◆ **Stated exercise**
Write the lines out again, from the top of the material to the line containing "n_weeks = 108", pictures excluded.

◆ **Data shown**
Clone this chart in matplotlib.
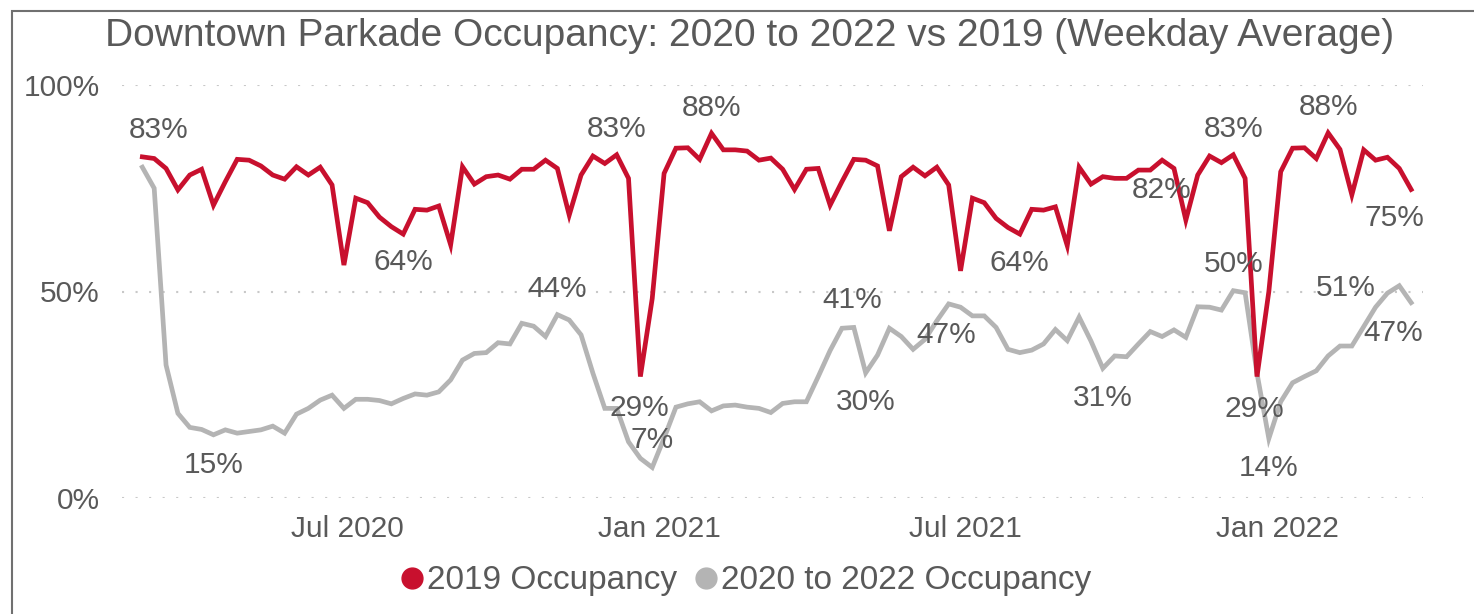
import numpy as np
import pandas as pd
import matplotlib
matplotlib.use('Agg')
import matplotlib.pyplot as plt
import matplotlib.dates as mdates
from matplotlib.lines import Line2D
from matplotlib.patches import Rectangle

plt.rcParams['font.family'] = ['Liberation Sans', 'DejaVu Sans']

## Data ##################################

start_week = '2020-03-02'
n_weeks = 108

occ_2019 = [82.6, 82.2, 79.8, 74.6, 78.2, 79.6, 70.9, 76.6, 82.0, 81.8,
            80.4, 78.2, 77.2, 80.2, 78.2, 80.1, 75.8, 56.4, 72.6, 71.5,
            68.0, 65.7, 63.9, 69.9, 69.7, 70.7, 61.3, 80.2, 76.0, 77.8,
            78.2, 77.2, 79.6, 79.6, 81.8, 79.8, 68.5, 78.2, 82.8, 81.0,
            83.1, 77.4, 29.4, 48.3, 78.6, 84.7, 84.8, 82.0, 88.3, 84.3,
            84.3, 84.0, 81.8, 82.3, 79.6, 74.7, 79.6, 79.8, 70.9, 76.6,
            82.0, 81.8, 80.4, 64.7, 77.8, 80.1, 78.0, 80.1, 75.8, 55.0,
            72.6, 71.5, 67.7, 65.5, 63.9, 69.9, 69.7, 70.5, 61.1, 80.1,
            76.0, 77.8, 77.4, 77.4, 79.4, 79.4, 81.8, 79.8, 67.3, 78.2,
            82.8, 81.2, 83.1, 77.4, 29.4, 50.0, 79.0, 84.7, 84.8, 82.2,
            88.4, 84.4, 73.4, 84.3, 81.8, 82.5, 79.8, 74.7]

occ_2020_22 = [80.1, 75.0, 32.2, 20.5, 17.1, 16.6, 15.3, 16.5, 15.7, 16.1,
               16.5, 17.4, 15.7, 20.3, 21.7, 23.7, 24.9, 21.7, 23.9, 23.9,
               23.6, 22.8, 24.1, 25.2, 24.9, 25.7, 28.6, 33.4, 35.0, 35.2,
               37.6, 37.3, 42.3, 41.6, 39.1, 44.4, 43.1, 39.5, 30.2, 21.7,
               21.7, 13.6, 9.6, 7.4, 14.5, 22.0, 22.8, 23.3, 21.1, 22.3,
               22.5, 22.0, 21.7, 20.7, 22.9, 23.3, 23.3, 29.4, 35.7, 41.1,
               41.3, 30.3, 34.6, 41.1, 39.1, 36.0, 38.4, 42.9, 47.0, 46.2,
               44.1, 44.1, 41.3, 36.0, 35.2, 35.8, 37.3, 40.8, 38.1, 43.8,
               38.0, 31.4, 34.4, 34.2, 37.3, 40.3, 39.1, 40.7, 38.9, 46.3,
               46.2, 45.5, 50.2, 49.7, 30.2, 14.4, 23.3, 27.9, 29.4, 30.8,
               34.4, 36.8, 36.8, 41.5, 46.2, 49.6, 51.4, 47.3]

weeks = pd.date_range(start_week, periods=n_weeks, freq='7D')

# labelled points: (week index, x offset px, y offset px)
labels_2019 = [(0, 16, 27), (22, 0, -28), (40, 0, 26), (42, -1, -31),
               (48, 0, 25), (74, 0, -29), (86, 0, -30), (92, 0, 26),
               (94, -3, -32), (100, 0, 26), (107, -17, -29)]
labels_2020_22 = [(6, 0, -30), (35, 0, 26), (43, 0, 27), (60, -2, 27),
                  (61, 0, -29), (68, -2, -31), (81, 0, -30), (92, 0, 27),
                  (95, 0, -29), (106, -54, -2), (107, -18, -30)]

tick_dates = ['2020-07-01', '2021-01-01', '2021-07-01', '2022-01-01']

## Plot ##################################

red = '#C8102E'
grey = '#B4B4B4'
txt = '#595959'

fig = plt.figure(figsize=(14.74, 6.14), dpi=100)
W, H = 1474, 614
ax = fig.add_axes([122 / W, 1 - 498 / H, (1423 - 122) / W, (498 - 85) / H])

ax.plot(weeks, occ_2019, color=red, lw=3.4, solid_joinstyle='miter', clip_on=False, zorder=3)
ax.plot(weeks, occ_2020_22, color=grey, lw=3.4, solid_joinstyle='miter', clip_on=False, zorder=2)

for series, lab in [(occ_2019, labels_2019), (occ_2020_22, labels_2020_22)]:
    for i, dx, dy in lab:
        ax.annotate(f"{series[i]:.0f}%", xy=(weeks[i], series[i]), xytext=(dx, dy),
                    textcoords='offset pixels', ha='center', va='center',
                    fontsize=21.5, color=txt, zorder=5)

ax.set_ylim(0, 100)
ax.set_xlim(pd.Timestamp('2020-02-19'), pd.Timestamp('2022-03-28'))
ax.set_yticks([0, 50, 100])
ax.set_yticklabels(['0%', '50%', '100%'])
ax.set_xticks(pd.to_datetime(tick_dates))
ax.xaxis.set_major_formatter(mdates.DateFormatter('%b %Y'))
ax.tick_params(axis='both', length=0, labelsize=21.5, colors=txt)
ax.tick_params(axis='x', pad=12)
ax.tick_params(axis='y', pad=16)
ax.grid(axis='y', color='#C8C8C8', lw=1.5, linestyle=(0, (1, 5.5)))
ax.set_axisbelow(True)
for s in ax.spines.values():
    s.set_visible(False)

fig.text(750 / W, 1 - 36 / H, 'Downtown Parkade Occupancy: 2020 to 2022 vs 2019 (Weekday Average)',
         ha='center', va='center', fontsize=28, color=txt)

handles = [Line2D([], [], marker='o', ls='none', color=red, markersize=15),
           Line2D([], [], marker='o', ls='none', color=grey, markersize=15)]
fig.legend(handles, ['2019 Occupancy', '2020 to 2022 Occupancy'], loc='center',
           bbox_to_anchor=(744 / W, 1 - 581 / H), ncol=2, frameon=False,
           fontsize=24, labelcolor=txt, handletextpad=0.0, columnspacing=0.4,
           handlelength=0.9)

fig.add_artist(Rectangle((12 / W, -0.2), 1.2, 1.2 - 11 / H, transform=fig.transFigure,
                         fill=False, edgecolor='#707070', lw=1.5))

fig.savefig('out.png', dpi=100)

◆ **The completed task**
Clone this chart in matplotlib.
import numpy as np
import pandas as pd
import matplotlib
matplotlib.use('Agg')
import matplotlib.pyplot as plt
import matplotlib.dates as mdates
from matplotlib.lines import Line2D
from matplotlib.patches import Rectangle

plt.rcParams['font.family'] = ['Liberation Sans', 'DejaVu Sans']

## Data ##################################

start_week = '2020-03-02'
n_weeks = 108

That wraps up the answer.